Work instructions: Don't copy the pictures; return every other part of the records exactly.

Data lines:
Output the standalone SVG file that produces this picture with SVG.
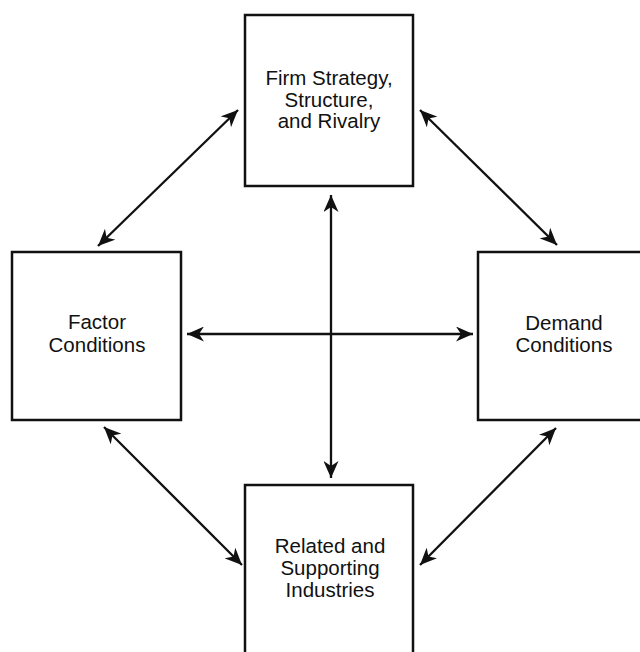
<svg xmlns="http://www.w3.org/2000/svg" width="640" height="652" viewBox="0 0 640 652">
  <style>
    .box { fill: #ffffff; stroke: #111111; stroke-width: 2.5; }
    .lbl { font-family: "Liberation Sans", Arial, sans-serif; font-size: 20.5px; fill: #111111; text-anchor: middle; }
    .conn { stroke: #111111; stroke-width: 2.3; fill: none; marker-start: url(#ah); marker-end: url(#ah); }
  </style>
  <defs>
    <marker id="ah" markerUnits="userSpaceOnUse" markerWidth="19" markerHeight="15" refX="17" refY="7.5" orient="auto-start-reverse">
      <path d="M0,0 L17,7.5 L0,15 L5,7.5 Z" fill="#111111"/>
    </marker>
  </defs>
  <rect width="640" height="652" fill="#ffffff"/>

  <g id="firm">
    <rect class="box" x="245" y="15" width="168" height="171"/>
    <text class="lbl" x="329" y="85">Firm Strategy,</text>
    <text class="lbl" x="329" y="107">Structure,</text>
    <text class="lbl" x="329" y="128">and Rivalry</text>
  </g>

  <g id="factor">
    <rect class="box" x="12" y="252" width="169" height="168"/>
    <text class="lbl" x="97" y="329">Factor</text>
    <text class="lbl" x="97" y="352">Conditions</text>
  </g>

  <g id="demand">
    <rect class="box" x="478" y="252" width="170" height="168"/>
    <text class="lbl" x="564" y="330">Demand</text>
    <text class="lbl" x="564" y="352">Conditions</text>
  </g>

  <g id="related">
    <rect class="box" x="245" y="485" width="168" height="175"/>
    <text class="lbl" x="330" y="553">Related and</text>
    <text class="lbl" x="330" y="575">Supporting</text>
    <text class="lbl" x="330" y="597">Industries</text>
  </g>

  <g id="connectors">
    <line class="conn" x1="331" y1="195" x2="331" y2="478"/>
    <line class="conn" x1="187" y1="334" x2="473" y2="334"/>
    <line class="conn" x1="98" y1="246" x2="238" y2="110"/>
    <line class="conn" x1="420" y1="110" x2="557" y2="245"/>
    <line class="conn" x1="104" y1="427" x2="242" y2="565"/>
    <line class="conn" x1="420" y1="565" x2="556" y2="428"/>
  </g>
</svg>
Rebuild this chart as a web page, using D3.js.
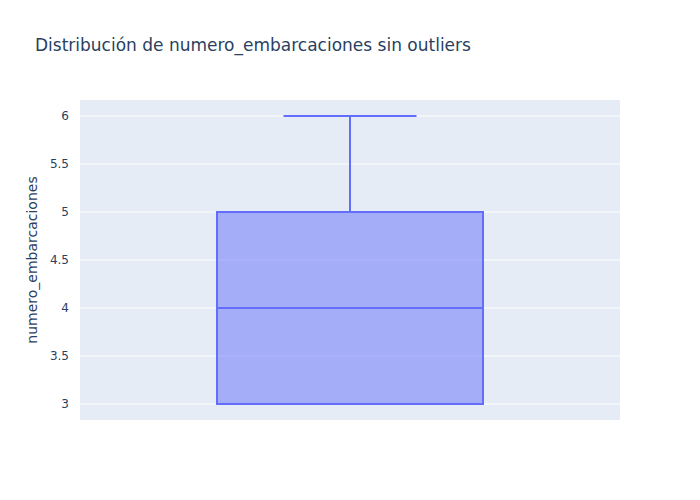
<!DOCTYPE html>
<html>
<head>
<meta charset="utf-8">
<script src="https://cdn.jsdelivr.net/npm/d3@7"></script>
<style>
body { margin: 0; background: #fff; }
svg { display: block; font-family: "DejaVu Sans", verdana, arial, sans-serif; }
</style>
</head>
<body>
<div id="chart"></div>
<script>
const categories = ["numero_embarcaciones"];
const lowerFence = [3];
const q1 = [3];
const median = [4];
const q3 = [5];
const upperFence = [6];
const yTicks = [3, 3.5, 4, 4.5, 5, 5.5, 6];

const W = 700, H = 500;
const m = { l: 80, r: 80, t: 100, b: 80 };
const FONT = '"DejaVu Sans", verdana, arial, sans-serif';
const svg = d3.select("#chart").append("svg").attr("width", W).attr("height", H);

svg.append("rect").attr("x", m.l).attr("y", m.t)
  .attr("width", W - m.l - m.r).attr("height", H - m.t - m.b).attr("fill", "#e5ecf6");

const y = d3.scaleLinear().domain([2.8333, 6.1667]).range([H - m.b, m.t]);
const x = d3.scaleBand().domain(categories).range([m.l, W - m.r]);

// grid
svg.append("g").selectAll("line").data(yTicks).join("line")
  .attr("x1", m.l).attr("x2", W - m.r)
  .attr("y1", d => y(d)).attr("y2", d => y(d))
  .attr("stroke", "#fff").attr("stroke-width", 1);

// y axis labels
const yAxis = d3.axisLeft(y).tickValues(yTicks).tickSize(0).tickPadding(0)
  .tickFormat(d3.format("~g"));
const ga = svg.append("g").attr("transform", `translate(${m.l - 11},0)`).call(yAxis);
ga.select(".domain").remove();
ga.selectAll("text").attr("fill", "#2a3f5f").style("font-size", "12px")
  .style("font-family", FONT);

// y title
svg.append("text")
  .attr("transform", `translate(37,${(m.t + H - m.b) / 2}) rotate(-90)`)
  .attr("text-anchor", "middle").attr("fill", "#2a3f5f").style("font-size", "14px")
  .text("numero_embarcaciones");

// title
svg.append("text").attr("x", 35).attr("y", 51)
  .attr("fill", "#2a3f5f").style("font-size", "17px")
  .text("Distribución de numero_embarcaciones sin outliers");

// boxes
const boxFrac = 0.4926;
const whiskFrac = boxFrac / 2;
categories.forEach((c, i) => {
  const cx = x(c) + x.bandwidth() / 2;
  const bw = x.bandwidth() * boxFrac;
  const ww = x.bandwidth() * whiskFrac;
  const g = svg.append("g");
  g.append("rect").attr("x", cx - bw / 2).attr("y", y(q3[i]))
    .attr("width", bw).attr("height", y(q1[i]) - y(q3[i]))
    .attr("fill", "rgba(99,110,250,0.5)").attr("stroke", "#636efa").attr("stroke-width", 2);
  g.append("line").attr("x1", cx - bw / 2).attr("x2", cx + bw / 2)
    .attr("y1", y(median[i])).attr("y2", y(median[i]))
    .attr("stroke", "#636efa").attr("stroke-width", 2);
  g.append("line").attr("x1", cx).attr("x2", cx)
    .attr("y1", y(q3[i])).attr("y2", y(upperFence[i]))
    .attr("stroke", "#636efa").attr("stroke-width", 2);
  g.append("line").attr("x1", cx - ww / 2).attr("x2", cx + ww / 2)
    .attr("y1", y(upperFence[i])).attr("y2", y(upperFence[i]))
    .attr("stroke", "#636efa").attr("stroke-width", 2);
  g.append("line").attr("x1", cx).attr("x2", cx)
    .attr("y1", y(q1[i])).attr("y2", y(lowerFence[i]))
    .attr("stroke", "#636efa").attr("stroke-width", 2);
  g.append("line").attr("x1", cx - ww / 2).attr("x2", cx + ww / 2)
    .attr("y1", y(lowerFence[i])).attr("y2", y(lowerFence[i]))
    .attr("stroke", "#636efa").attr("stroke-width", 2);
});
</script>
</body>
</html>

Correct response:
Output the standalone SVG file that produces this picture with SVG.
<svg xmlns="http://www.w3.org/2000/svg" width="640" height="652" viewBox="0 0 640 652">
  <style>
    .box { fill: #ffffff; stroke: #111111; stroke-width: 2.5; }
    .lbl { font-family: "Liberation Sans", Arial, sans-serif; font-size: 20.5px; fill: #111111; text-anchor: middle; }
    .conn { stroke: #111111; stroke-width: 2.3; fill: none; marker-start: url(#ah); marker-end: url(#ah); }
  </style>
  <defs>
    <marker id="ah" markerUnits="userSpaceOnUse" markerWidth="19" markerHeight="15" refX="17" refY="7.5" orient="auto-start-reverse">
      <path d="M0,0 L17,7.5 L0,15 L5,7.5 Z" fill="#111111"/>
    </marker>
  </defs>
  <rect width="640" height="652" fill="#ffffff"/>

  <g id="firm">
    <rect class="box" x="245" y="15" width="168" height="171"/>
    <text class="lbl" x="329" y="85">Firm Strategy,</text>
    <text class="lbl" x="329" y="107">Structure,</text>
    <text class="lbl" x="329" y="128">and Rivalry</text>
  </g>

  <g id="factor">
    <rect class="box" x="12" y="252" width="169" height="168"/>
    <text class="lbl" x="97" y="329">Factor</text>
    <text class="lbl" x="97" y="352">Conditions</text>
  </g>

  <g id="demand">
    <rect class="box" x="478" y="252" width="170" height="168"/>
    <text class="lbl" x="564" y="330">Demand</text>
    <text class="lbl" x="564" y="352">Conditions</text>
  </g>

  <g id="related">
    <rect class="box" x="245" y="485" width="168" height="175"/>
    <text class="lbl" x="330" y="553">Related and</text>
    <text class="lbl" x="330" y="575">Supporting</text>
    <text class="lbl" x="330" y="597">Industries</text>
  </g>

  <g id="connectors">
    <line class="conn" x1="331" y1="195" x2="331" y2="478"/>
    <line class="conn" x1="187" y1="334" x2="473" y2="334"/>
    <line class="conn" x1="98" y1="246" x2="238" y2="110"/>
    <line class="conn" x1="420" y1="110" x2="557" y2="245"/>
    <line class="conn" x1="104" y1="427" x2="242" y2="565"/>
    <line class="conn" x1="420" y1="565" x2="556" y2="428"/>
  </g>
</svg>
Rebuild this chart as a web page, using D3.js.
<!DOCTYPE html>
<html>
<head>
<meta charset="utf-8">
<script src="https://cdn.jsdelivr.net/npm/d3@7"></script>
<style>
body { margin: 0; background: #fff; }
svg { display: block; font-family: "DejaVu Sans", verdana, arial, sans-serif; }
</style>
</head>
<body>
<div id="chart"></div>
<script>
const categories = ["numero_embarcaciones"];
const lowerFence = [3];
const q1 = [3];
const median = [4];
const q3 = [5];
const upperFence = [6];
const yTicks = [3, 3.5, 4, 4.5, 5, 5.5, 6];

const W = 700, H = 500;
const m = { l: 80, r: 80, t: 100, b: 80 };
const FONT = '"DejaVu Sans", verdana, arial, sans-serif';
const svg = d3.select("#chart").append("svg").attr("width", W).attr("height", H);

svg.append("rect").attr("x", m.l).attr("y", m.t)
  .attr("width", W - m.l - m.r).attr("height", H - m.t - m.b).attr("fill", "#e5ecf6");

const y = d3.scaleLinear().domain([2.8333, 6.1667]).range([H - m.b, m.t]);
const x = d3.scaleBand().domain(categories).range([m.l, W - m.r]);

// grid
svg.append("g").selectAll("line").data(yTicks).join("line")
  .attr("x1", m.l).attr("x2", W - m.r)
  .attr("y1", d => y(d)).attr("y2", d => y(d))
  .attr("stroke", "#fff").attr("stroke-width", 1);

// y axis labels
const yAxis = d3.axisLeft(y).tickValues(yTicks).tickSize(0).tickPadding(0)
  .tickFormat(d3.format("~g"));
const ga = svg.append("g").attr("transform", `translate(${m.l - 11},0)`).call(yAxis);
ga.select(".domain").remove();
ga.selectAll("text").attr("fill", "#2a3f5f").style("font-size", "12px")
  .style("font-family", FONT);

// y title
svg.append("text")
  .attr("transform", `translate(37,${(m.t + H - m.b) / 2}) rotate(-90)`)
  .attr("text-anchor", "middle").attr("fill", "#2a3f5f").style("font-size", "14px")
  .text("numero_embarcaciones");

// title
svg.append("text").attr("x", 35).attr("y", 51)
  .attr("fill", "#2a3f5f").style("font-size", "17px")
  .text("Distribución de numero_embarcaciones sin outliers");

// boxes
const boxFrac = 0.4926;
const whiskFrac = boxFrac / 2;
categories.forEach((c, i) => {
  const cx = x(c) + x.bandwidth() / 2;
  const bw = x.bandwidth() * boxFrac;
  const ww = x.bandwidth() * whiskFrac;
  const g = svg.append("g");
  g.append("rect").attr("x", cx - bw / 2).attr("y", y(q3[i]))
    .attr("width", bw).attr("height", y(q1[i]) - y(q3[i]))
    .attr("fill", "rgba(99,110,250,0.5)").attr("stroke", "#636efa").attr("stroke-width", 2);
  g.append("line").attr("x1", cx - bw / 2).attr("x2", cx + bw / 2)
    .attr("y1", y(median[i])).attr("y2", y(median[i]))
    .attr("stroke", "#636efa").attr("stroke-width", 2);
  g.append("line").attr("x1", cx).attr("x2", cx)
    .attr("y1", y(q3[i])).attr("y2", y(upperFence[i]))
    .attr("stroke", "#636efa").attr("stroke-width", 2);
  g.append("line").attr("x1", cx - ww / 2).attr("x2", cx + ww / 2)
    .attr("y1", y(upperFence[i])).attr("y2", y(upperFence[i]))
    .attr("stroke", "#636efa").attr("stroke-width", 2);
  g.append("line").attr("x1", cx).attr("x2", cx)
    .attr("y1", y(q1[i])).attr("y2", y(lowerFence[i]))
    .attr("stroke", "#636efa").attr("stroke-width", 2);
  g.append("line").attr("x1", cx - ww / 2).attr("x2", cx + ww / 2)
    .attr("y1", y(lowerFence[i])).attr("y2", y(lowerFence[i]))
    .attr("stroke", "#636efa").attr("stroke-width", 2);
});
</script>
</body>
</html>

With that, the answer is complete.